THE EXERCISE: Word for word, quote all of the material, omitting the pictures.

(Items from a dataset)

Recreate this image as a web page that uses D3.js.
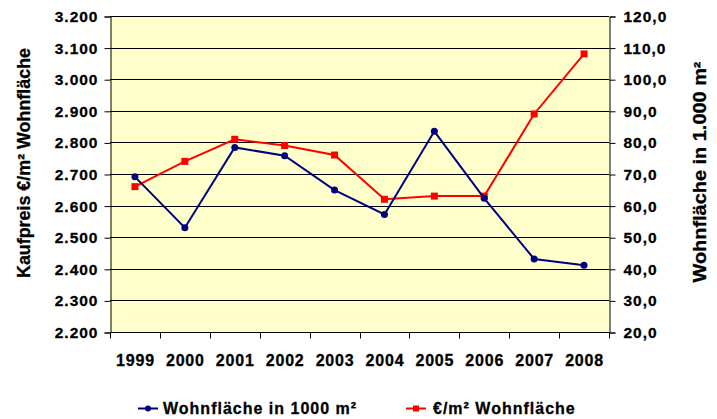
<!doctype html>
<html>
<head>
<meta charset="utf-8">
<script src="https://cdn.jsdelivr.net/npm/d3@7"></script>
<style>
  body { margin: 0; background: #fff; }
  svg text { font-family: "Liberation Sans", Arial, sans-serif; font-weight: bold; fill: #000; stroke: #000; stroke-width: 0.3px; }
</style>
</head>
<body>
<svg id="chart" width="717" height="419"></svg>
<script>
// data
const years = ["1999", "2000", "2001", "2002", "2003", "2004", "2005", "2006", "2007", "2008"];
const preis = [2660, 2740, 2810, 2790, 2760, 2620, 2630, 2630, 2890, 3080];   // €/m², left axis
const flaeche = [69.1, 53.0, 78.4, 75.8, 64.9, 57.2, 83.5, 62.3, 43.1, 41.1]; // 1000 m², right axis
const leftTicks = [2200, 2300, 2400, 2500, 2600, 2700, 2800, 2900, 3000, 3100, 3200];
const rightTicks = [20, 30, 40, 50, 60, 70, 80, 90, 100, 110, 120];

const pLeft = 110, pRight = 609, pTop = 16, pBottom = 332;

const svg = d3.select("#chart");

let x = d3.scaleBand().domain(years).range([pLeft, pRight]);
let yL = d3.scaleLinear().domain([2200, 3200]).range([pBottom, pTop]);
let yR = d3.scaleLinear().domain([20, 120]).range([pBottom, pTop]);

// plot background
svg.append("rect")
  .attr("x", pLeft).attr("y", pTop)
  .attr("width", pRight - pLeft).attr("height", pBottom - pTop)
  .attr("fill", "#ffffcc");

// gridlines
svg.append("g")
  .selectAll("line")
  .data(leftTicks)
  .join("line")
  .attr("x1", pLeft).attr("x2", pRight)
  .attr("y1", d => Math.round(yL(d)) + 0.5)
  .attr("y2", d => Math.round(yL(d)) + 0.5)
  .attr("stroke", "#000")
  .attr("stroke-width", 1);

// formatting like the german excel chart
const fmtL = d => d3.format(",")(d).replace(",", ".");
const fmtR = d => d.toFixed(1).replace(".", ",");

// left axis
let gL = svg.append("g")
  .attr("transform", "translate(" + (pLeft + 0.5) + ",0.5)")
  .call(d3.axisLeft(yL).tickValues(leftTicks).tickSize(6).tickPadding(6).tickFormat(fmtL));
gL.selectAll("text").style("font-size", "15.5px").style("letter-spacing", "1px");

// right axis
let gR = svg.append("g")
  .attr("transform", "translate(" + (pRight + 0.5) + ",0.5)")
  .call(d3.axisRight(yR).tickValues(rightTicks).tickSize(6).tickPadding(8).tickFormat(fmtR));
gR.selectAll("text").style("font-size", "15.5px").style("letter-spacing", "1px");

// x axis, ticks sit between categories
let gX = svg.append("g")
  .attr("transform", "translate(0," + (pBottom + 0.5) + ")");
gX.append("line")
  .attr("x1", pLeft).attr("x2", pRight + 1)
  .attr("stroke", "#000");
gX.selectAll(".tk")
  .data(years.concat(["end"]))
  .join("line")
  .attr("class", "tk")
  .attr("x1", (d, i) => Math.round(pLeft + i * x.step()) + 0.5)
  .attr("x2", (d, i) => Math.round(pLeft + i * x.step()) + 0.5)
  .attr("y1", 0).attr("y2", 6)
  .attr("stroke", "#000");
gX.selectAll("text")
  .data(years)
  .join("text")
  .attr("x", d => x(d) + x.bandwidth() / 2 + 0.5)
  .attr("y", 33)
  .attr("text-anchor", "middle")
  .style("font-size", "16px")
  .style("letter-spacing", "0.8px")
  .text(d => d);

svg.selectAll(".domain").attr("stroke", "#000");
svg.selectAll(".tick line").attr("stroke", "#000");

const cx = d => x(d) + x.bandwidth() / 2;

// €/m² line (red, squares)
svg.append("path")
  .datum(preis)
  .attr("fill", "none")
  .attr("stroke", "#ff0000")
  .attr("stroke-width", 2)
  .attr("d", d3.line().x((d, i) => cx(years[i])).y(d => yL(d)));
svg.append("g")
  .selectAll("rect")
  .data(preis)
  .join("rect")
  .attr("x", (d, i) => cx(years[i]) - 3.5)
  .attr("y", d => yL(d) - 3.5)
  .attr("width", 7).attr("height", 7)
  .attr("fill", "#ff0000");

// Wohnfläche line (navy, dots)
svg.append("path")
  .datum(flaeche)
  .attr("fill", "none")
  .attr("stroke", "#000080")
  .attr("stroke-width", 2)
  .attr("d", d3.line().x((d, i) => cx(years[i])).y(d => yR(d)));
svg.append("g")
  .selectAll("circle")
  .data(flaeche)
  .join("circle")
  .attr("cx", (d, i) => cx(years[i]))
  .attr("cy", d => yR(d))
  .attr("r", 3.5)
  .attr("fill", "#000080");

// axis titles
svg.append("text")
  .attr("transform", "translate(30,163) rotate(-90)")
  .attr("text-anchor", "middle")
  .attr("textLength", 230)
  .attr("lengthAdjust", "spacingAndGlyphs")
  .style("font-size", "18px")
  .text("Kaufpreis €/m² Wohnfläche");

svg.append("text")
  .attr("transform", "translate(706,172) rotate(-90)")
  .attr("text-anchor", "middle")
  .attr("textLength", 221)
  .attr("lengthAdjust", "spacingAndGlyphs")
  .style("font-size", "18px")
  .text("Wohnfläche in 1.000 m²");

// legend
let lg = svg.append("g");
lg.append("line").attr("x1", 138).attr("x2", 158).attr("y1", 408.5).attr("y2", 408.5)
  .attr("stroke", "#000080").attr("stroke-width", 2);
lg.append("circle").attr("cx", 148).attr("cy", 408.5).attr("r", 3).attr("fill", "#000080");
lg.append("text").attr("x", 163).attr("y", 414).style("font-size", "16px").style("letter-spacing", "1px")
  .text("Wohnfläche in 1000 m²");

lg.append("line").attr("x1", 406).attr("x2", 426).attr("y1", 408.5).attr("y2", 408.5)
  .attr("stroke", "#ff0000").attr("stroke-width", 2);
lg.append("rect").attr("x", 413).attr("y", 405.5).attr("width", 6).attr("height", 6).attr("fill", "#ff0000");
lg.append("text").attr("x", 433).attr("y", 414).style("font-size", "16px").style("letter-spacing", "1px")
  .text("€/m² Wohnfläche");
</script>
</body>
</html>
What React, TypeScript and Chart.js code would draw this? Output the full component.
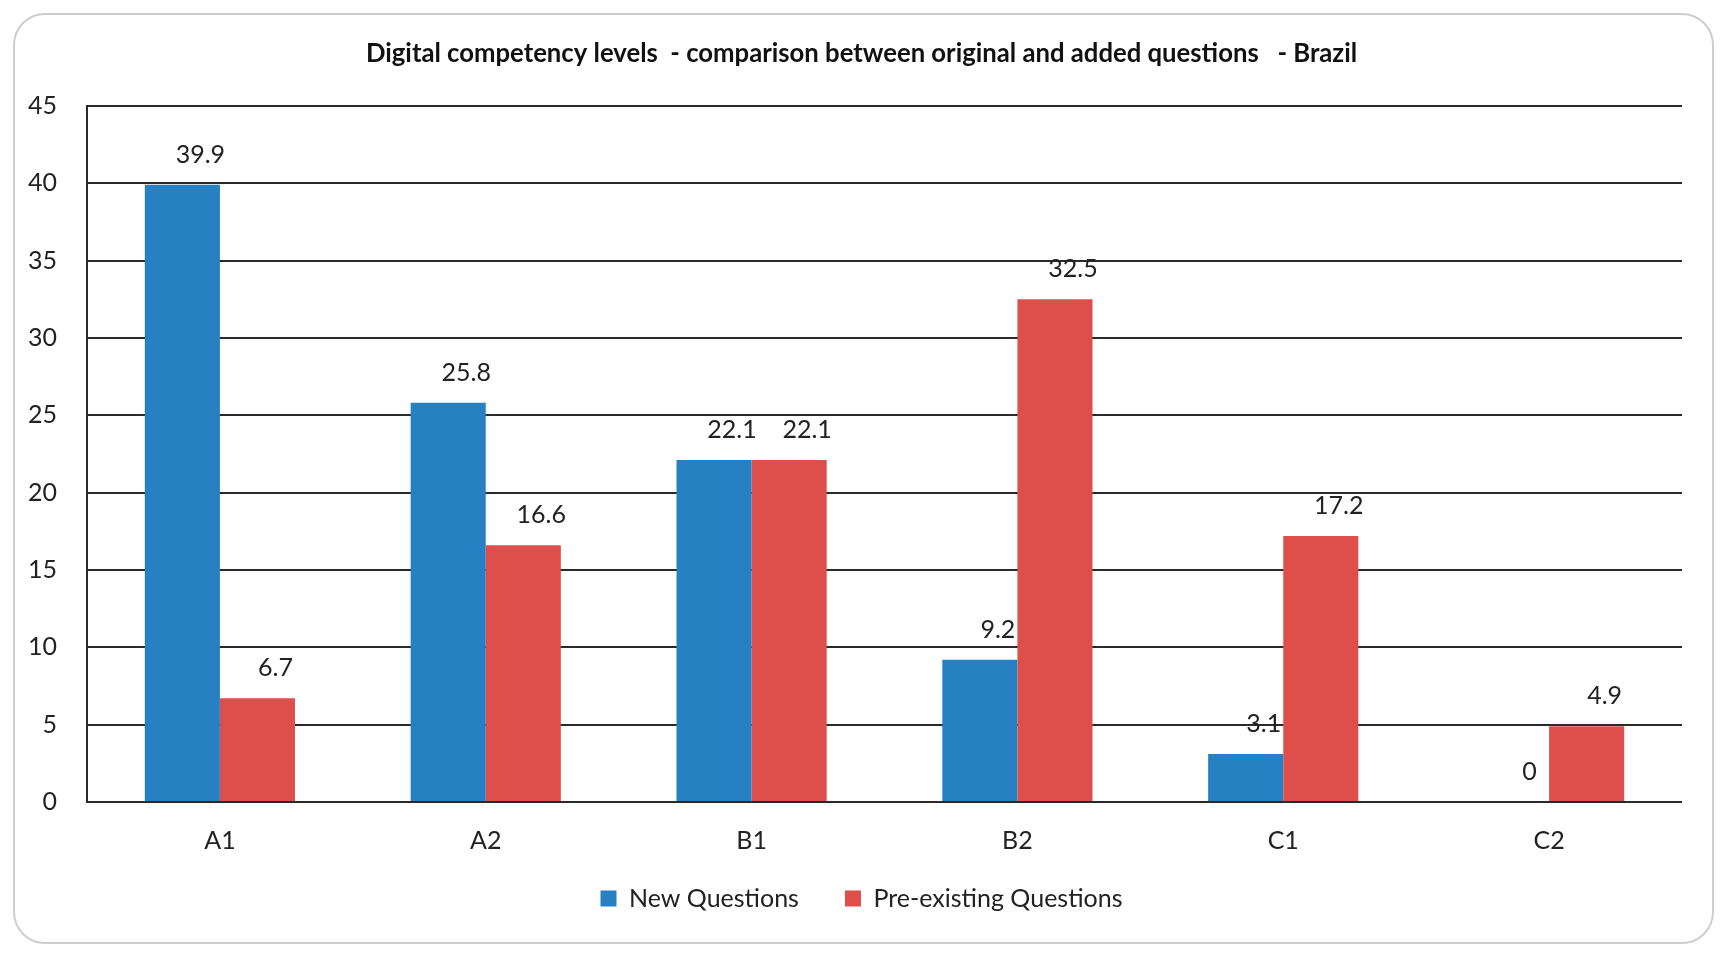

CORRECT RESPONSE:
Recreate this image as a web page that uses D3.js.
<!doctype html>
<html>
<head>
<meta charset="utf-8">
<script src="https://cdn.jsdelivr.net/npm/d3@7"></script>
<style>
  body { margin: 0; background: #fff; }
  svg text { font-family: "Liberation Sans", Arial, sans-serif; font-weight: bold; fill: #000; stroke: #000; stroke-width: 0.3px; }
</style>
</head>
<body>
<svg id="chart" width="717" height="419"></svg>
<script>
// data
const years = ["1999", "2000", "2001", "2002", "2003", "2004", "2005", "2006", "2007", "2008"];
const preis = [2660, 2740, 2810, 2790, 2760, 2620, 2630, 2630, 2890, 3080];   // €/m², left axis
const flaeche = [69.1, 53.0, 78.4, 75.8, 64.9, 57.2, 83.5, 62.3, 43.1, 41.1]; // 1000 m², right axis
const leftTicks = [2200, 2300, 2400, 2500, 2600, 2700, 2800, 2900, 3000, 3100, 3200];
const rightTicks = [20, 30, 40, 50, 60, 70, 80, 90, 100, 110, 120];

const pLeft = 110, pRight = 609, pTop = 16, pBottom = 332;

const svg = d3.select("#chart");

let x = d3.scaleBand().domain(years).range([pLeft, pRight]);
let yL = d3.scaleLinear().domain([2200, 3200]).range([pBottom, pTop]);
let yR = d3.scaleLinear().domain([20, 120]).range([pBottom, pTop]);

// plot background
svg.append("rect")
  .attr("x", pLeft).attr("y", pTop)
  .attr("width", pRight - pLeft).attr("height", pBottom - pTop)
  .attr("fill", "#ffffcc");

// gridlines
svg.append("g")
  .selectAll("line")
  .data(leftTicks)
  .join("line")
  .attr("x1", pLeft).attr("x2", pRight)
  .attr("y1", d => Math.round(yL(d)) + 0.5)
  .attr("y2", d => Math.round(yL(d)) + 0.5)
  .attr("stroke", "#000")
  .attr("stroke-width", 1);

// formatting like the german excel chart
const fmtL = d => d3.format(",")(d).replace(",", ".");
const fmtR = d => d.toFixed(1).replace(".", ",");

// left axis
let gL = svg.append("g")
  .attr("transform", "translate(" + (pLeft + 0.5) + ",0.5)")
  .call(d3.axisLeft(yL).tickValues(leftTicks).tickSize(6).tickPadding(6).tickFormat(fmtL));
gL.selectAll("text").style("font-size", "15.5px").style("letter-spacing", "1px");

// right axis
let gR = svg.append("g")
  .attr("transform", "translate(" + (pRight + 0.5) + ",0.5)")
  .call(d3.axisRight(yR).tickValues(rightTicks).tickSize(6).tickPadding(8).tickFormat(fmtR));
gR.selectAll("text").style("font-size", "15.5px").style("letter-spacing", "1px");

// x axis, ticks sit between categories
let gX = svg.append("g")
  .attr("transform", "translate(0," + (pBottom + 0.5) + ")");
gX.append("line")
  .attr("x1", pLeft).attr("x2", pRight + 1)
  .attr("stroke", "#000");
gX.selectAll(".tk")
  .data(years.concat(["end"]))
  .join("line")
  .attr("class", "tk")
  .attr("x1", (d, i) => Math.round(pLeft + i * x.step()) + 0.5)
  .attr("x2", (d, i) => Math.round(pLeft + i * x.step()) + 0.5)
  .attr("y1", 0).attr("y2", 6)
  .attr("stroke", "#000");
gX.selectAll("text")
  .data(years)
  .join("text")
  .attr("x", d => x(d) + x.bandwidth() / 2 + 0.5)
  .attr("y", 33)
  .attr("text-anchor", "middle")
  .style("font-size", "16px")
  .style("letter-spacing", "0.8px")
  .text(d => d);

svg.selectAll(".domain").attr("stroke", "#000");
svg.selectAll(".tick line").attr("stroke", "#000");

const cx = d => x(d) + x.bandwidth() / 2;

// €/m² line (red, squares)
svg.append("path")
  .datum(preis)
  .attr("fill", "none")
  .attr("stroke", "#ff0000")
  .attr("stroke-width", 2)
  .attr("d", d3.line().x((d, i) => cx(years[i])).y(d => yL(d)));
svg.append("g")
  .selectAll("rect")
  .data(preis)
  .join("rect")
  .attr("x", (d, i) => cx(years[i]) - 3.5)
  .attr("y", d => yL(d) - 3.5)
  .attr("width", 7).attr("height", 7)
  .attr("fill", "#ff0000");

// Wohnfläche line (navy, dots)
svg.append("path")
  .datum(flaeche)
  .attr("fill", "none")
  .attr("stroke", "#000080")
  .attr("stroke-width", 2)
  .attr("d", d3.line().x((d, i) => cx(years[i])).y(d => yR(d)));
svg.append("g")
  .selectAll("circle")
  .data(flaeche)
  .join("circle")
  .attr("cx", (d, i) => cx(years[i]))
  .attr("cy", d => yR(d))
  .attr("r", 3.5)
  .attr("fill", "#000080");

// axis titles
svg.append("text")
  .attr("transform", "translate(30,163) rotate(-90)")
  .attr("text-anchor", "middle")
  .attr("textLength", 230)
  .attr("lengthAdjust", "spacingAndGlyphs")
  .style("font-size", "18px")
  .text("Kaufpreis €/m² Wohnfläche");

svg.append("text")
  .attr("transform", "translate(706,172) rotate(-90)")
  .attr("text-anchor", "middle")
  .attr("textLength", 221)
  .attr("lengthAdjust", "spacingAndGlyphs")
  .style("font-size", "18px")
  .text("Wohnfläche in 1.000 m²");

// legend
let lg = svg.append("g");
lg.append("line").attr("x1", 138).attr("x2", 158).attr("y1", 408.5).attr("y2", 408.5)
  .attr("stroke", "#000080").attr("stroke-width", 2);
lg.append("circle").attr("cx", 148).attr("cy", 408.5).attr("r", 3).attr("fill", "#000080");
lg.append("text").attr("x", 163).attr("y", 414).style("font-size", "16px").style("letter-spacing", "1px")
  .text("Wohnfläche in 1000 m²");

lg.append("line").attr("x1", 406).attr("x2", 426).attr("y1", 408.5).attr("y2", 408.5)
  .attr("stroke", "#ff0000").attr("stroke-width", 2);
lg.append("rect").attr("x", 413).attr("y", 405.5).attr("width", 6).attr("height", 6).attr("fill", "#ff0000");
lg.append("text").attr("x", 433).attr("y", 414).style("font-size", "16px").style("letter-spacing", "1px")
  .text("€/m² Wohnfläche");
</script>
</body>
</html>
What React, TypeScript and Chart.js code would draw this? Output the full component.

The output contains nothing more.